2. Originally Posted by coopsterdude
How do I choose the correct range of numbers to find the zeros...
Trial and error, We know from Descartes rule of signs that there is exactly one positive root, and 0 or 2 negative roots. Also we know that for large positive x f(x) is positive, and "large" negative x f(x) is negative from the sign of the x^3 term.

So evaluate f(0) it should be -ve, take positive steps untill f changes sign (in this case between 1 and 2). Then as the sum of the roots is equal to -the coefficient of x^2, we conclude that the negative roots if they exist, are >=-5.

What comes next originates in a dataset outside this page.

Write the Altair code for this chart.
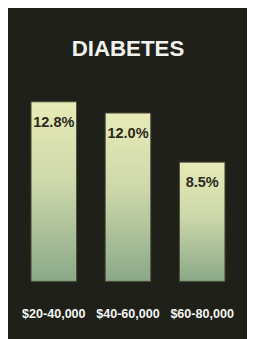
import altair as alt
import pandas as pd

categories = ["$20-40,000", "$40-60,000", "$60-80,000"]
values = [12.8, 12.0, 8.5]
labels = ["12.8%", "12.0%", "8.5%"]

df = pd.DataFrame({"income": categories, "rate": values, "label": labels})

FONT = "'Liberation Sans Narrow', 'Liberation Sans', Arial, sans-serif"

x = alt.X(
    "income:N",
    sort=categories,
    title=None,
    scale=alt.Scale(paddingInner=0.386, paddingOuter=0.193),
    axis=alt.Axis(
        labelAngle=0,
        domain=False,
        ticks=False,
        grid=False,
        labelColor="#f4f4f0",
        labelFont=FONT,
        labelFontWeight="bold",
        labelFontSize=13,
        labelBaseline="middle",
        labelPadding=33,
    ),
)
y = alt.Y("rate:Q", axis=None, scale=alt.Scale(domain=[0, 14], nice=False))

grad = alt.Gradient(
    gradient="linear",
    stops=[
        alt.GradientStop(color="#e8eab8", offset=0),
        alt.GradientStop(color="#cdd8aa", offset=0.45),
        alt.GradientStop(color="#8aa888", offset=1),
    ],
    x1=0, x2=0, y1=0, y2=1,
)

bars = alt.Chart(df).mark_bar(color=grad, stroke="#4a4c34", strokeWidth=1).encode(x=x, y=y)
text = alt.Chart(df).mark_text(
    dy=21, baseline="middle", color="#2b2a1c", font=FONT, fontWeight="bold", fontSize=15
).encode(x=x, y=y, text="label:N")

chart = (
    (bars + text)
    .properties(
        width=230,
        height=203,
        background="#1e2019",
        padding={"left": 9, "top": 74, "right": 8, "bottom": 54},
        autosize=alt.AutoSizeParams(type="none"),
        title=alt.TitleParams(
            text="DIABETES",
            color="#f2f2ee",
            font=FONT,
            fontSize=23,
            fontWeight="bold",
            anchor="middle",
            baseline="alphabetic",
            offset=7,
        ),
    )
    .configure_view(stroke=None)
)

chart.save("out.html", embed_options={"renderer": "svg", "actions": False})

There are almost certainly other methods of establishing a suitable range.

RonL

3. A simple way, if you are allowed to use it, is to graph the function (as on a calculator or a computer). Then you can "eye-ball" where the solutions are and use a table to compute them to get the exact values.

-Dan

4. Thanks for your help. I used the trial and error method but it's so time consuming.

Thanks again,

coopsterdude

5. Originally Posted by coopsterdude
Thanks for your help. I used the trial and error method but it's so time consuming.

Thanks again,

coopsterdude
A rather simple method (that computer programs use) is the "bisection method".

First find an interval that has only one zero and work in that interval.

Example,

$y=x^3+x-1$
We can to find the zero of this. That is to solve,
$x^3+x-1=0$
You can draw a graph and see where it intersects only once and work in that interval. Look below.
So work on interval,
$[0,2]$

Now, chose the midpoint $x=1$ does it work?
$1^3+1-1=1>0$ too large.
Meaning the solution must be in the interval.
$[0,1]$.
Now chose the midpoint there $x=.5$ does it work?
$(.5)^3+(.5)-1=-.375$ too little.
Meaning the solution must be in the interval.
$[.5,1]$
Choose the midpoint there $x=.75$ does it work?
$(.75)^3+(.75)-1=.1719$ too large.
Thus, the solution is on the interval
$[.75,1]$
And so on.